Marcan (whom I deeply respect for his work on the Wii) just filled this gap with a very nice blog post that summarizes my research and adds a proper introduction for the beginners as well as some detailed background.
As he wrote in this thread, the possibility to provide feedback and to interact with the user is the foundation for a safe and clean way to bring whatever Kronos modifications we might come up with to a broader and less technical audience.
Fortunately Korg's original drivers provide some basic functionality.
The framebuffer /dev/fb1
The kernel module OmapVideoModule.ko provides a framebuffer device that interfaces the Kronos' LCD display. The resolution is 800x600 pixels and it has to be used in 8bpp palette mode. This means that you can choose up to 256 colors that can be shown on the display at the same time.
Since the display is connected to the NKS4 board, the real framebuffer is on the OMAP. This means that all changes in the fake framebuffer on the PC must be sent to the OMAP via USB. There is a special ioctl (OMAPFB_IOCTL_PIXELREGION) to trigger this update for a specific rectangle on the display. Without this ioctl, you will see nothing on the display. Unfortunately, this means that standard applications that work on /dev/fbX will not work.
There is also a ioctl to setup the palette (OMAPFB_IOCTL_PIXELREGION). Up to 256 palette entries can be populated with RGB colors.

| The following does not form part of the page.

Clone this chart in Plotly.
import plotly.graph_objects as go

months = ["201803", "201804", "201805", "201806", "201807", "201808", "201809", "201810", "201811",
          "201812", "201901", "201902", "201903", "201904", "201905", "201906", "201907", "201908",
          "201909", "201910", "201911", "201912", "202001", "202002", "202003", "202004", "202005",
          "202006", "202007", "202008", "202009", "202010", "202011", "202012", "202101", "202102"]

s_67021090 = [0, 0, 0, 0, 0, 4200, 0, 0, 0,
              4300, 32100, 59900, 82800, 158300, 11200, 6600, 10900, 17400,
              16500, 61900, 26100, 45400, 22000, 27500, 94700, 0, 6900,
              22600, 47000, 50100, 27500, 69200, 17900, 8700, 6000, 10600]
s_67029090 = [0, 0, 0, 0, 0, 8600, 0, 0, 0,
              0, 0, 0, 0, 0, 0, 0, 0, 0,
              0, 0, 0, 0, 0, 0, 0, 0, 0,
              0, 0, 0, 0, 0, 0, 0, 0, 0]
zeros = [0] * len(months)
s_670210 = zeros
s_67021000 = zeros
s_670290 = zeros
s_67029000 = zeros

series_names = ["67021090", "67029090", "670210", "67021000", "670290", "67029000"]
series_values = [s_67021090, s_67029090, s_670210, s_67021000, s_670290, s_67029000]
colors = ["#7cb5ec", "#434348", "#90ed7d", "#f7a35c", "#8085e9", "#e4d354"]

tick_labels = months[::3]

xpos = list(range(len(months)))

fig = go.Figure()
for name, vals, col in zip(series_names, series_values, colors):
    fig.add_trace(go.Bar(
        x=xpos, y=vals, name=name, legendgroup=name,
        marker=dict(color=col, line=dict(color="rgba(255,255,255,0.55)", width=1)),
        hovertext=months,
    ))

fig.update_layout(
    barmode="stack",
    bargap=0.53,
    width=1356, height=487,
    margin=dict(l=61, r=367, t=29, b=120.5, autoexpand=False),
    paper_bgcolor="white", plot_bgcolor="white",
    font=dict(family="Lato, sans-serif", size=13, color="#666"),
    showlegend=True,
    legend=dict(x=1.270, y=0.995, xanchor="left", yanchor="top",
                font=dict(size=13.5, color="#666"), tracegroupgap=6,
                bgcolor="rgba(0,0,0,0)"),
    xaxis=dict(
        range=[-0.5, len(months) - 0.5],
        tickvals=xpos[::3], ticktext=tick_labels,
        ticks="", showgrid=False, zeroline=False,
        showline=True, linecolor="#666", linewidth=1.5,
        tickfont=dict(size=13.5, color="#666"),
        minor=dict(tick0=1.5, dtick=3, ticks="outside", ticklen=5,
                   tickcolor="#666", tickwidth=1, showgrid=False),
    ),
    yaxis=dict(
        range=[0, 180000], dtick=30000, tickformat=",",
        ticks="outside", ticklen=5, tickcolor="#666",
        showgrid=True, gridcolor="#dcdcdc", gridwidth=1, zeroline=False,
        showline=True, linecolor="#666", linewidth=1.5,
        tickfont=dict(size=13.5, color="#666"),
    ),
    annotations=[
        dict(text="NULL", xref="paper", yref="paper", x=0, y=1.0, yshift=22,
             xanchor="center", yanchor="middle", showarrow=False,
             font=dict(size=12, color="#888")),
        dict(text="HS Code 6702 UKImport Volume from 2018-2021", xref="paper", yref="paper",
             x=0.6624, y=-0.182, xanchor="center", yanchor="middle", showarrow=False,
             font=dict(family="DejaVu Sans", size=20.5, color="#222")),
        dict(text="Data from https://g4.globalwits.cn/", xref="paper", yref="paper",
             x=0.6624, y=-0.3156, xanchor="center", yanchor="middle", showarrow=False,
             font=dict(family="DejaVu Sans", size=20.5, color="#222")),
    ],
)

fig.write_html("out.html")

- OMAPFB_IOCTL_FILLDATA is an accelerated fill command that fills a rectangle with a specified color
- OMAPFB_IOCTL_GETPROGRESS, OMAPFB_IOCTL_SETPROGRESS, OMAPFB_IOCTL_INCPROGRES, OMAPFB_IOCTL_ADDTOPROGRESS are helpers to draw the progress bar that you see when the Kronos is booting. This progress bar is actually handled by the OMAP so that early boot stages can increment it without knowing about graphics.
- OMAPFB_IOCTL_INITLCDREGS, OMAPFB_IOCTL_XAXISBYTESIZE can be used to configure the LCD configuration registers in the OMAP. As the OMAP configures those registers independently of the PC when showing the title screen, we do not need to do that.
- OMAPFB_IOCTL_GETTITLESCREENVERSION returns some version number that is probably used by the updater to determine where to draw it's messages so that they look nice with different versions of the OMAP software.
The kernel module OmapNKS4.ko creates a proc file that can be used to read part of the control surface (Keys 0-9, Enter, Exit and the scrollwheel). The interface is ugly - you can only read one keypress each time you open the file, but at least it works...
I have hacked together a simple demo that shows working framebuffer and control surface access here. If you read through the source, you'll find definitions and wrapper for the ioctls and the keypad interface.